A exemplo do Yorkshire, a maioria dos terriers actuais sofreu profundas
alterações para se transformarem em animais de companhia, como são os casos do
Bull Terrier, do Cairn Terrier e do West Higland White Terrier, entre outros. O
Terrier Alemão de caça (Deutscher Jagdterrier), resultante do cruzamento com cães
ingleses de toca e que é um regresso ao ancestral terrier inglês de pêlo duro,
mantém inalteráveis as características originais dos terriers, ao ponto de
muitos o considerarem malvado, por ser extremamente combativo, impetuoso e ser notoriamente agressivo. Como
se depreende, ele não pode se entendido como um animal de companhia. Essencialmente
caçador, apesar das suas reduzidas dimensões (40cm e de 9 a 10Kg), ele enfrenta com a
mesma disposição e sucesso, tanto animais de toca como javalis, gamos e
raposas. Segundo alguns especialistas, também o Dobermann recebeu infusão de
sangue terrier, particularmente dum muito comum na Alemanha do Sec.XIX: o
Terrier Preto-fogo, que ao afiná-lo, libertou-o da morfologia tosca que tinha
até então.
É chegada a altura de falarmos de um terrier muito especial: o Kerry
Blue Terrier, uma raça originária da Irlanda e ali reconhecida desde 1922.
Apesar de maioritariamente usada para caçar ratos e à toca, ela prestou-se
também ao pastoreio de gado bovino e ovino, fornecendo ainda guardiões de
pessoas e bens. Hoje o Kerry Blue transformou-se num animal de exposição e
companhia, apesar de conservar quase intactas as características visíveis em
todos os terriers, o que infelizmente tem votado alguns dos seus exemplares às
arenas de luta, animais decididamente em más mãos, a despeito da sua altura e
envergadura (de 44 a
50cm e de 15 a
18kg). O que torna este cão especial, e entre os terriers é caso único, é o
facto de nascer negro e assim permanecer até aos 2 anos de idade, altura em que
muda de cor e passa a ser cinzento (azul).
Deixemos a Irlanda e voltemo-nos para Inglaterra. Pondo de parte as
curiosidades, é hora de nos debruçarmos sobre o “caldo entornado”, da infusão
de sangue terrier nalgumas raças caninas actuais, com propósitos nem sempre
louváveis e que têm contribuído de sobremaneira para o holocausto dos cães, ao
rotulá-los de perigosos e sujeitá-los à morte. Proibido o “Bull Baiting” pelo
Parlamento Inglês no ano de 1835, que ao tempo era considerado um desporto e
que consistia no combate entre toiros e bulldogs, os criadores caninos que
apreciavam a violência daqueles combates sangrentos, apostaram na luta de cães,
valendo-se primeiro do bulldog e misturando-lhe depois sangue terrier, alcançaram
os “Half and Half” (meio por meio) e os Pit Dogs ou Bull and Terriers, cães de
pequeno porte, lutadores até à morte, que juntavam à elevada força física maior
agilidade, sendo portadores de grande bravura, maior tolerância à dor e grande
afeição pelos seus proprietários. Estes cães foram ainda utilizados para matar
ratos, cujas pragas eram comuns naquela época. Posteriormente chegaram aos
Estados Unidos, onde executaram funções de guarda e pastoreio, para além de
serem usados como cães de briga e de terem sido solicitados para a caça grossa.
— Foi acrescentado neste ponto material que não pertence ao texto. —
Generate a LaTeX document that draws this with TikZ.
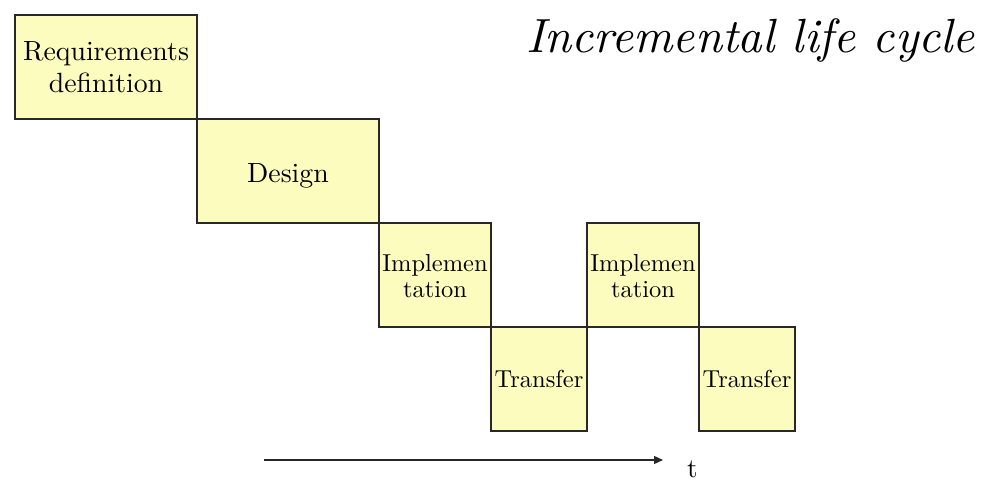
\documentclass[tikz,border=0pt]{standalone}
\usetikzlibrary{arrows.meta}
\definecolor{boxfill}{RGB}{252,252,190}
\definecolor{boxline}{RGB}{40,40,40}
\newcommand{\bigtxt}[2][-3pt]{\raisebox{#1}[\height][\depth]{\scalebox{2.78}{\begin{tabular}{@{}c@{}}#2\end{tabular}}}}
\newcommand{\smalltxt}[2][-3pt]{\raisebox{#1}[\height][\depth]{\scalebox{2.45}{\begin{tabular}{@{}c@{}}#2\end{tabular}}}}
\tikzset{
  phase/.style={draw=boxline, fill=boxfill, line width=1.2pt, inner sep=0pt, align=center},
  bigphase/.style={phase, minimum width=182pt, minimum height=104pt},
  smallphase/.style={phase, minimum height=104pt},
  timeline/.style={line width=1.2pt, draw=boxline, -{Triangle[length=9pt,width=8pt]}}
}
\begin{document}
\begin{tikzpicture}[x=1pt,y=-1pt]
\useasboundingbox (0,0) rectangle (993,489);
\node[bigphase] (req) at (106,67) {\bigtxt{Requirements\\[-0.5pt]definition}};
\node[bigphase] (des) at (288,171) {\bigtxt[-5pt]{Design}};
\node[smallphase, minimum width=112pt] (imp1) at (435,275) {\smalltxt[-3.5pt]{Implemen\\[-1.1pt]tation}};
\node[smallphase, minimum width=96pt] (tr1) at (539,379) {\smalltxt{Transfer}};
\node[smallphase, minimum width=112pt] (imp2) at (643,275) {\smalltxt[-3.5pt]{Implemen\\[-1.1pt]tation}};
\node[smallphase, minimum width=96pt] (tr2) at (747,379) {\smalltxt{Transfer}};
\node[anchor=base east, inner sep=0pt] (title) at (975,53) {\scalebox{4.8}{\itshape Incremental life cycle}};
\node[anchor=base west, inner sep=0pt] (t) at (687,477) {\scalebox{2.7}{t}};
\coordinate (tail) at (264,460);
\coordinate (head) at (663,460);
\draw[timeline] (tail) -- (head);
\end{tikzpicture}
\end{document}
Em 1898, os cães do tipo físico “Bull and Terrier” ou “Half and Half”, foram
ali reconhecidos pelo UKC e designados como “American Pit Bull Terriers”. Com o
decorrer do tempo, os “Bull Terriers” diferenciaram-se e deram origem ao
“Staffordshire Bull Terrier”, ao “Bull Terrier”, ao Irish Staffordshire Bull
Terrier” e ao “Pit Bull”, não alçando este último um padrão de estética, sendo
apenas diferenciado pelo seu temperamento.
Diante
deste panorama, é preciso não ter vergonha na cara ou ter a memória curta,
quando os nossos aliados da “Velha Albion” nos acusam de crueldade por causa
das touradas. E como as conversas são como as cerejas, uma puxa pela outra,
vale a pena falar do “Airedale Terrier”, uma raça oriunda do Reino Unido, a maior
dos terriers até ter contribuído para o aparecimento do “Terrier Negro Russo”,
que devido ao seu tamanho, se tornou imprópria para caçar no subsolo, merecendo
o “Airedale” o título de “Rei dos Terriers”. Criada a partir dos cruzamentos
entre o “Old English Broken-Haired” e o “Cão de Lontra”, a raça foi primeiro
designada por de “Water Side Terrier”. Não obstante ser teimoso, de difícil
sociabilização e dado a brigas, características que o tornaram pouco popular
como cão de companhia, o “Airedale” tem vindo a ser usado como cão de guarda e
de polícia, graças à sua versatilidade e coragem, altura e envergadura, medindo
entre os 58 e os 61cm e podendo chegar aos 23kg de peso. Agora todos podemos
compreender porque razão os russos optaram pela cor negra e o misturaram com o “Terra Nova” e os “Cães de Água Moscovitas”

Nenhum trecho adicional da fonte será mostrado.